Grandparent Myths

Skillful artistic family is painting together on canvas. The grandfather and the girl are smiling

Skillful artistic family is painting together on canvas. The grandfather and the girl are smiling

We all know the population is ageing, and that the baby boomer generation makes up a significant portion of the population.  However, along with a change in our population’s demographics, comes a change in with the makeup of our society.  Recently, an American company did a comprehensive survey of the stereotypes around grandparents and found that there are a few which need to be discarded.

Grandparents used to be dear little grey-haired ladies who smelled of lavender and pinched cheeks, and stooped little old men smoking pipes and reading newspapers. Nowadays, Grandma and Grandad are far more likely to be active, working in some capacity and going to concerts. The survey found that 54 percent of grandparents were younger than 65, and 80 percent were younger than 75.

73 percent of mothers become grandmothers by age 55, while 67 percent of fathers were grandfathers by then.

Given that we are constantly being told that 60 is the new 50, or 40 is the new 30, we need to ditch the stereotype that grandparents are ‘old.’

This also busts the myth that grandchildren are young – the generation gaps are closing. As of the end of the 20th century, official estimates are that more than 75 percent of 30-year-olds had a living grandparent, and more than 20 percent of 40-year-olds did.

At the beginning of the 20th century, it was a very different story. When people didn’t live as long, grandparents were a scarcer commodity – in 1900, only 21 percent of 30-year-olds had a living grandparent and a mere 1 percent of 40-year-olds did.

The next myth is that needs to be dispelled is that grandparents play a smaller role in children’s lives than they used to. Demographer Peter Uhlenberg of the University of North Carolina says that “it is likely that grandparents play a more significant role in the lives of children now than ever before in history.”

Due to increases in longevity in the developed world, children have more grandparents than they used to, and due to decreases in family size, grandparents have fewer grandchildren, which means they can lavish more resources on each of them, he explains.

Moreover, since more mothers are working and more parents are single, “older family members are an increasingly important source of financial, instrumental, and emotional support.” Statistics published in 2013 say that one-quarter of all kids under five and 14 percent of kids ages 5 to 14, are watched by a grandparent at least once a week.
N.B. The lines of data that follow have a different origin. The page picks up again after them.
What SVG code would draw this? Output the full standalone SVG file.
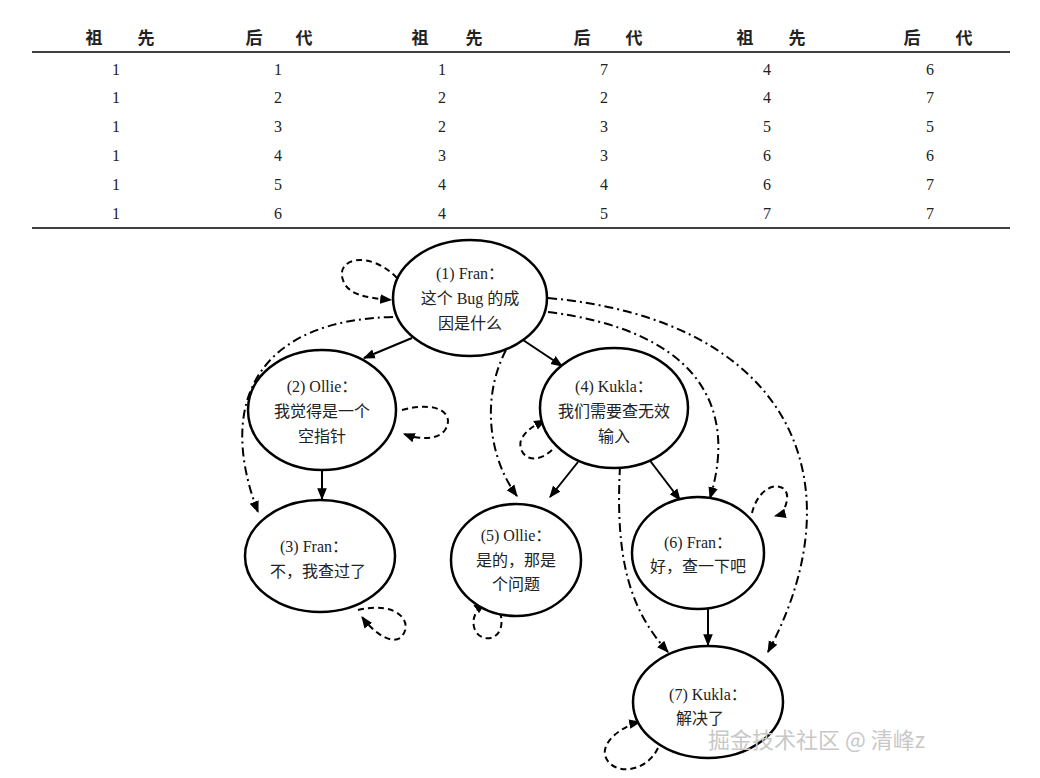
<svg xmlns="http://www.w3.org/2000/svg" width="1040" height="778" viewBox="0 0 1040 778">
<style>
text{font-family:"Liberation Serif","Noto Sans CJK SC",serif;fill:#222}
.h{font-size:17px;font-weight:bold;text-anchor:middle}
.c{font-size:16px;text-anchor:middle}
.n{font-size:16px;text-anchor:middle}
ellipse{fill:#fff;stroke:#000;stroke-width:2.5}
.s{fill:none;stroke:#000;stroke-width:2;marker-end:url(#a)}
.d{fill:none;stroke:#000;stroke-width:2;stroke-dasharray:9 4 2 4;marker-end:url(#a)}
.l{fill:none;stroke:#000;stroke-width:2;stroke-dasharray:6 4;marker-end:url(#a)}
</style>
<defs><marker id="a" viewBox="0 0 10 10" refX="9" refY="5" markerWidth="6" markerHeight="6" orient="auto" markerUnits="strokeWidth"><path d="M0,1 L10,5 L0,9 Z" fill="#000"/></marker></defs>
<rect width="1040" height="778" fill="#fff"/>
<g id="table">
<line x1="32" y1="52" x2="1010" y2="52" stroke="#000" stroke-width="1.5"/>
<line x1="32" y1="228" x2="1010" y2="228" stroke="#000" stroke-width="1.5"/>
<g class="h"><text x="94" y="44" class="h">祖</text><text x="146" y="44" class="h">先</text>
<text x="254" y="44" class="h">后</text><text x="304" y="44" class="h">代</text>
<text x="420" y="44" class="h">祖</text><text x="474" y="44" class="h">先</text>
<text x="582" y="44" class="h">后</text><text x="634" y="44" class="h">代</text>
<text x="745" y="44" class="h">祖</text><text x="797" y="44" class="h">先</text>
<text x="912" y="44" class="h">后</text><text x="964" y="44" class="h">代</text></g>
<text class="c" x="116" y="75">1</text><text class="c" x="278" y="75">1</text><text class="c" x="442" y="75">1</text><text class="c" x="604" y="75">7</text><text class="c" x="767" y="75">4</text><text class="c" x="930" y="75">6</text>
<text class="c" x="116" y="103">1</text><text class="c" x="278" y="103">2</text><text class="c" x="442" y="103">2</text><text class="c" x="604" y="103">2</text><text class="c" x="767" y="103">4</text><text class="c" x="930" y="103">7</text>
<text class="c" x="116" y="132">1</text><text class="c" x="278" y="132">3</text><text class="c" x="442" y="132">2</text><text class="c" x="604" y="132">3</text><text class="c" x="767" y="132">5</text><text class="c" x="930" y="132">5</text>
<text class="c" x="116" y="161">1</text><text class="c" x="278" y="161">4</text><text class="c" x="442" y="161">3</text><text class="c" x="604" y="161">3</text><text class="c" x="767" y="161">6</text><text class="c" x="930" y="161">6</text>
<text class="c" x="116" y="190">1</text><text class="c" x="278" y="190">5</text><text class="c" x="442" y="190">4</text><text class="c" x="604" y="190">4</text><text class="c" x="767" y="190">6</text><text class="c" x="930" y="190">7</text>
<text class="c" x="116" y="219">1</text><text class="c" x="278" y="219">6</text><text class="c" x="442" y="219">4</text><text class="c" x="604" y="219">5</text><text class="c" x="767" y="219">7</text><text class="c" x="930" y="219">7</text>
</g>
<g id="connectors">
<path class="s" d="M412,338 L364,358"/>
<path class="s" d="M520,338 L562,366"/>
<path class="s" d="M322,470 L322,499"/>
<path class="s" d="M578,462 L550,497"/>
<path class="s" d="M648,458 L680,500"/>
<path class="s" d="M708,609 L708,645"/>
<path class="d" d="M393,317 C260,320 215,400 258,512"/>
<path class="d" d="M506,350 C480,400 490,460 517,496"/>
<path class="d" d="M548,312 C690,330 740,400 710,498"/>
<path class="d" d="M548,298 C790,320 860,480 768,652"/>
<path class="d" d="M620,466 C615,560 630,610 668,652"/>
<path class="l" d="M397,278 C370,250 335,258 343,280 C348,296 370,298 391,300"/>
<path class="l" d="M402,410 C440,400 455,415 445,430 C438,440 420,440 404,434"/>
<path class="l" d="M358,610 C400,600 415,625 400,638 C388,645 370,628 362,617"/>
<path class="l" d="M500,612 C508,640 482,645 475,630 C470,618 478,608 485,603"/>
<path class="l" d="M552,450 C530,470 515,450 522,438 C528,428 536,425 545,420"/>
<path class="l" d="M752,513 C760,480 790,480 787,500 C785,512 779,515 775,516"/>
<path class="l" d="M658,748 C645,775 610,775 605,755 C602,740 625,725 640,722"/>
</g>
<g id="n1"><ellipse cx="470" cy="298" rx="77" ry="58"/><text class="n" x="470" y="279">(1) Fran：</text><text class="n" x="470" y="304">这个 Bug 的成</text><text class="n" x="470" y="329">因是什么</text></g>
<g id="n2"><ellipse cx="322" cy="410" rx="74" ry="60"/><text class="n" x="322" y="392">(2) Ollie：</text><text class="n" x="322" y="417">我觉得是一个</text><text class="n" x="322" y="442">空指针</text></g>
<g id="n3"><ellipse cx="320" cy="556" rx="75" ry="56"/><text class="n" x="314" y="552">(3) Fran：</text><text class="n" x="318" y="577">不，我查过了</text></g>
<g id="n4"><ellipse cx="614" cy="408" rx="74" ry="60"/><text class="n" x="614" y="392">(4) Kukla：</text><text class="n" x="614" y="417">我们需要查无效</text><text class="n" x="614" y="442">输入</text></g>
<g id="n5"><ellipse cx="516" cy="560" rx="65" ry="56"/><text class="n" x="516" y="541">(5) Ollie：</text><text class="n" x="516" y="566">是的，那是</text><text class="n" x="516" y="590">个问题</text></g>
<g id="n6"><ellipse cx="698" cy="553" rx="66" ry="56"/><text class="n" x="698" y="548">(6) Fran：</text><text class="n" x="698" y="572">好，查一下吧</text></g>
<g id="n7"><ellipse cx="708" cy="702" rx="75" ry="56"/><text class="n" x="708" y="700">(7) Kukla：</text><text class="n" x="700" y="724">解决了</text></g>
<text x="708" y="748" style="font-family:'Noto Sans CJK SC',sans-serif;font-size:22px;fill:#c8c8c8">掘金技术社区 @ 清峰z</text>
</svg>
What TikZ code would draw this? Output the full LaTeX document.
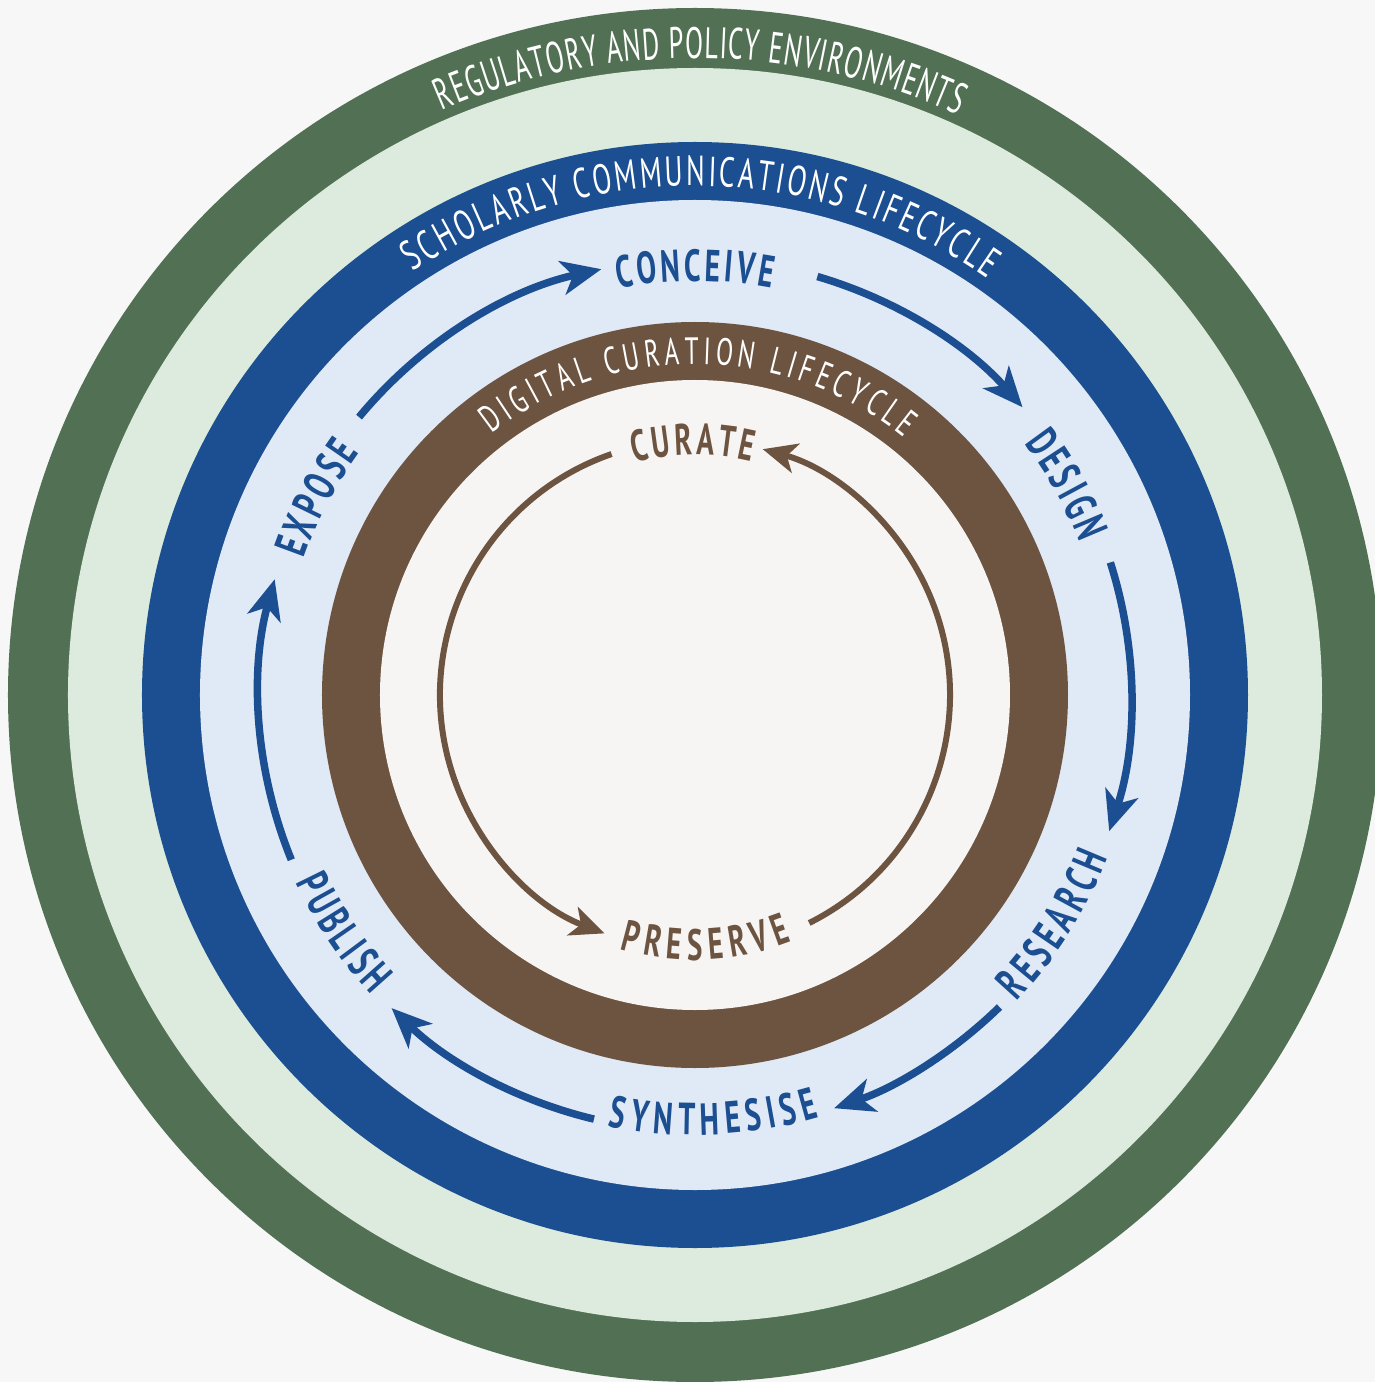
\documentclass[tikz,border=0pt]{standalone}
\usepackage{fontspec}
\usetikzlibrary{arrows.meta}
\newfontfamily\cond[FakeStretch=0.66]{PT Sans}
\newfontfamily\condR[FakeStretch=0.6]{PT Sans}
\definecolor{bgcol}{HTML}{F7F7F7}
\definecolor{dgreen}{HTML}{527154}
\definecolor{lgreen}{HTML}{DCEBDD}
\definecolor{dblue}{HTML}{1B4F91}
\definecolor{lblue}{HTML}{E0E9F6}
\definecolor{brownc}{HTML}{6D5441}
\definecolor{innerc}{HTML}{F6F5F3}
\newdimen\chw
\newcommand\fReg{\condR\fontsize{44}{52}\selectfont\color{white}}
\newcommand\fSch{\cond\fontsize{42}{50}\selectfont\color{white}}
\newcommand\fDig{\cond\fontsize{38}{46}\selectfont\color{white}}
\newcommand\fBlue{\cond\bfseries\fontsize{45}{52}\selectfont\color{dblue}}
\newcommand\fBrown{\cond\bfseries\fontsize{44}{52}\selectfont\color{brownc}}
\newcommand\measurechar[2]{%
  \pgfinterruptpicture\setbox0=\hbox{#1#2}\global\chw=\wd0\relax\endpgfinterruptpicture}
% #1 name, #2 font, #3 baseline radius, #4 centre angle, #5 dir (1 cw/top, -1 ccw/bottom), #6 tracking, #7 chars
\newcommand\arctext[7]{%
  \gdef\atTot{0}%
  \foreach \ch in {#7} {%
    \measurechar{#2}{\ch}%
    \pgfmathsetmacro\atTmp{\atTot+\the\chw+#6}%
    \xdef\atTot{\atTmp}%
  }%
  \pgfmathsetmacro\atTmp{\atTot-#6}\xdef\atTot{\atTmp}%
  \gdef\atCum{0}%
  \foreach \ch [count=\k] in {#7} {%
    \measurechar{#2}{\ch}%
    \pgfmathsetmacro\atS{\atCum+\the\chw/2}%
    \pgfmathsetmacro\atAng{#4+(#5)*(\atTot/2-\atS)/(#3)*180/pi}%
    \pgfmathsetmacro\atRot{\atAng-(#5)*90}%
    \node[anchor=base, inner sep=0pt, outer sep=0pt, rotate=\atRot] (#1\k) at (\atAng:#3pt) {#2\ch};
    \pgfmathsetmacro\atTmp{\atCum+\the\chw+#6}%
    \xdef\atCum{\atTmp}%
  }%
}
\tikzset{
  barrow/.style={draw=dblue, line width=7.5pt, -{Stealth[length=40pt,width=34pt,inset=11pt]}},
  brarrow/.style={draw=brownc, line width=6pt, -{Stealth[length=34pt,width=30pt,inset=9pt]}}
}
\begin{document}
\begin{tikzpicture}[x=1pt,y=1pt]
\useasboundingbox (-695,-687) rectangle (680,695);
\clip (-695,-687) rectangle (680,695);
\fill[bgcol] (-695,-687) rectangle (680,695);
\coordinate (O) at (0,0);
\fill[dgreen] (O) circle[radius=687pt];
\fill[lgreen] (O) circle[radius=627pt];
\fill[dblue] (O) circle[radius=553pt];
\fill[lblue] (O) circle[radius=495pt];
\fill[brownc] (O) circle[radius=373pt];
\fill[innerc] (O) circle[radius=315pt];
% ring titles
\arctext{reg}{\fReg}{637}{89.5}{1}{1}{R,E,G,U,L,A,T,O,R,Y,~,A,N,D,~,P,O,L,I,C,Y,~,E,N,V,I,R,O,N,M,E,N,T,S}
\arctext{sch}{\fSch}{509}{89.3}{1}{2.8}{S,C,H,O,L,A,R,L,Y,~,C,O,M,M,U,N,I,C,A,T,I,O,N,S,~,L,I,F,E,C,Y,C,L,E}
\arctext{dig}{\fDig}{331}{89.4}{1}{4.5}{D,I,G,I,T,A,L,~,C,U,R,A,T,I,O,N,~,L,I,F,E,C,Y,C,L,E}
% scholarly stages
\arctext{con}{\fBlue}{414}{90}{1}{3.5}{C,O,N,C,E,I,V,E}
\arctext{des}{\fBlue}{414}{29.5}{1}{3.5}{D,E,S,I,G,N}
\arctext{res}{\fBlue}{444}{-32.5}{-1}{5}{R,E,S,E,A,R,C,H}
\arctext{syn}{\fBlue}{440}{-87.5}{-1}{6}{S,Y,N,T,H,E,S,I,S,E}
\arctext{pub}{\fBlue}{441}{-146}{-1}{4}{P,U,B,L,I,S,H}
\arctext{exp}{\fBlue}{414}{152.5}{1}{3.5}{E,X,P,O,S,E}
% curation stages
\arctext{cur}{\fBrown}{240}{90.5}{1}{3.5}{C,U,R,A,T,E}
\arctext{pre}{\fBrown}{265}{-87.5}{-1}{6.5}{P,R,E,S,E,R,V,E}
% blue arrows (clockwise)
\coordinate (a1) at (140.4:436pt);
\coordinate (a2) at (73.7:436pt);
\coordinate (a3) at (17.7:436pt);
\coordinate (a4) at (-45.7:436pt);
\coordinate (a5) at (-103.4:436pt);
\coordinate (a6) at (-157.8:436pt);
\draw[barrow] (a1) arc[start angle=140.4, end angle=102.4, radius=436pt];
\draw[barrow] (a2) arc[start angle=73.7, end angle=41.3, radius=436pt];
\draw[barrow] (a3) arc[start angle=17.7, end angle=-18.2, radius=436pt];
\draw[barrow] (a4) arc[start angle=-45.7, end angle=-71.4, radius=436pt];
\draw[barrow] (a5) arc[start angle=-103.4, end angle=-134.1, radius=436pt];
\draw[barrow] (a6) arc[start angle=-157.8, end angle=-195.4, radius=436pt];
% brown arrows (counter-clockwise)
\coordinate (b1) at (109.1:255pt);
\coordinate (b2) at (-63.4:255pt);
\draw[brarrow] (b1) arc[start angle=109.1, end angle=249.2, radius=255pt];
\draw[brarrow] (b2) arc[start angle=-63.4, end angle=74.6, radius=255pt];
\end{tikzpicture}
\end{document}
Historically, it has been believed that grandparents depend on their adult children for financial support, but times they have a’changed; many adult children depend on their parents to help them pay the bills.

Uhlenberg says, “older people are frequently using part of their pension income to assist children and grandchildren who have needs.” Some 62 percent of grandparents help support their grandchildren financially, either directly or through gifts to the middle generation, according to the study.

 

After the war, sharing a home or living close to adult parents was commonplace and then declined sharply, leading to an assumption that families tend to spread far apart geographically. Between 1992 and 2012, the share of children who lived with a grandparent rose from 7 to 10 percent. Researchers attribute this surge both to increased longevity among grandparents and to financial distress among parents.